Wait, is this a joke, or have the Machiguenga really provided counterexamples to lots of social science hypotheses?

Comment author: KPier 07 July 2012 04:14:18AM 3 points [-]

He also says:

As in so many other areas, our most important information comes from reality television.

I'm guessing both are a joke.

Comment author: knb 08 July 2012 04:24:06AM 1 point [-]

Yeah, I also took it as a joke.

Comment author: [deleted] 07 July 2012 07:32:34AM 2 points [-]

I took the “like so many other things” to only apply to “was ruined”, not to “was ruined by the Machiguenga”...

Comment author: ShardPhoenix 07 July 2012 04:42:15AM 2 points [-]

I think he means that many elegant, simple hypothesis have obscure counterexamples, not that the Machiguenga Indians are typically one of those counterexamples.

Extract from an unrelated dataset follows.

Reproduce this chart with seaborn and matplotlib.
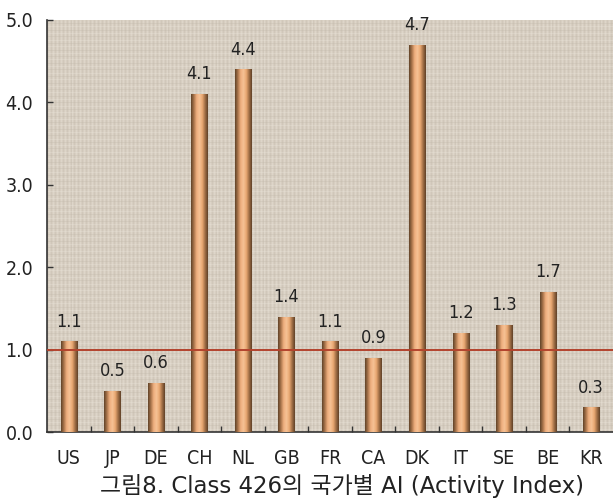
import numpy as np
import pandas as pd
import matplotlib
matplotlib.use("Agg")
import matplotlib.pyplot as plt
import seaborn as sns
from matplotlib.colors import LinearSegmentedColormap

countries = ["US", "JP", "DE", "CH", "NL", "GB", "FR", "CA", "DK", "IT", "SE", "BE", "KR"]
activity_index = [1.1, 0.5, 0.6, 4.1, 4.4, 1.4, 1.1, 0.9, 4.7, 1.2, 1.3, 1.7, 0.3]
y_ticks = [0.0, 1.0, 2.0, 3.0, 4.0, 5.0]
caption = "그림8. Class 426의 국가별 AI (Activity Index)"

sns.set_theme(style="white")
plt.rcParams["font.family"] = ["DejaVu Sans"]
plt.rcParams["font.stretch"] = "condensed"

df = pd.DataFrame({"country": countries, "ai": activity_index})

fig = plt.figure(figsize=(6.13, 5.01), dpi=100)
ax = fig.add_axes([0.0767, 0.1377, 0.9233, 0.8226])
ax.set_facecolor("#d7cec1")

n = len(countries)
# faint canvas weave
for i, x in enumerate(np.arange(-0.5, n - 0.5, 0.045)):
    ax.axvline(x, color="#eee8de" if i % 2 else "#bfb6a8", lw=0.5, alpha=0.4, zorder=0.2)
for i, y in enumerate(np.arange(0, 5.0, 0.04)):
    ax.axhline(y, color="#eee8de" if i % 2 else "#bfb6a8", lw=0.5, alpha=0.4, zorder=0.2)

sns.barplot(data=df, x="country", y="ai", ax=ax, width=0.37, color="#e8a373",
            edgecolor="none", zorder=3)

# cylinder shading on each bar
shade = LinearSegmentedColormap.from_list(
    "cyl", ["#5e4127", "#a7734a", "#eeae7e", "#f6c295", "#e9a872", "#a06e45", "#5e4027"])
grad = np.linspace(0, 1, 256).reshape(1, -1)
for p in list(ax.patches):
    x0, y0 = p.get_x(), p.get_y()
    w, h = p.get_width(), p.get_height()
    im = ax.imshow(grad, cmap=shade, extent=[x0, x0 + w, y0, y0 + h],
                   aspect="auto", zorder=4, interpolation="bilinear")
    im.set_clip_path(p)

for i, v in enumerate(activity_index):
    ax.text(i, v + 0.13, f"{v:.1f}", ha="center", va="bottom", fontsize=13,
            color="#222222", zorder=6)

ax.axhline(1.0, color="#b3432d", lw=1.4, zorder=5)

ax.set_xlim(-0.5, n - 0.5)
ax.set_ylim(0, 5.0)
ax.set_yticks(y_ticks)
ax.set_yticklabels([f"{t:.1f}" for t in y_ticks], fontsize=14, color="#222222")
ax.set_xticks(range(n))
ax.set_xticklabels(countries, fontsize=14, color="#222222")
ax.set_xticks(np.arange(0.5, n - 0.5, 1.0), minor=True)
ax.tick_params(axis="x", which="major", bottom=False, length=0, pad=12)
ax.tick_params(axis="x", which="minor", bottom=True, length=4, direction="in",
               color="#333333", width=1)
ax.tick_params(axis="y", which="major", left=True, length=4, direction="in",
               color="#333333", width=1, pad=10)
ax.set_xlabel("")
ax.set_ylabel("")

for s in ["top", "right"]:
    ax.spines[s].set_visible(False)
for s in ["left", "bottom"]:
    ax.spines[s].set_color("#333333")
    ax.spines[s].set_linewidth(1.2)

fig.text(0.558, 0.006, caption, ha="center", va="bottom", fontsize=16.5,
         color="#222222", family=["DejaVu Sans", "Noto Sans CJK KR"],
         fontstretch="normal")

fig.savefig("out.png", dpi=100)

Comment author: DaFranker 07 July 2012 05:15:15AM *  0 points [-]

Is there not already a past sequence/post dealing with the creation of such ambiguities when there are multiple plausible implicit statements inferable from an inexact syntactical construction? I thought I saw something along those lines somewhere yesterday, but I can't seem to find it by just retracing my steps.

Comment author: shokwave 07 July 2012 08:30:32AM 0 points [-]

I genuinely can't tell if this is intentional.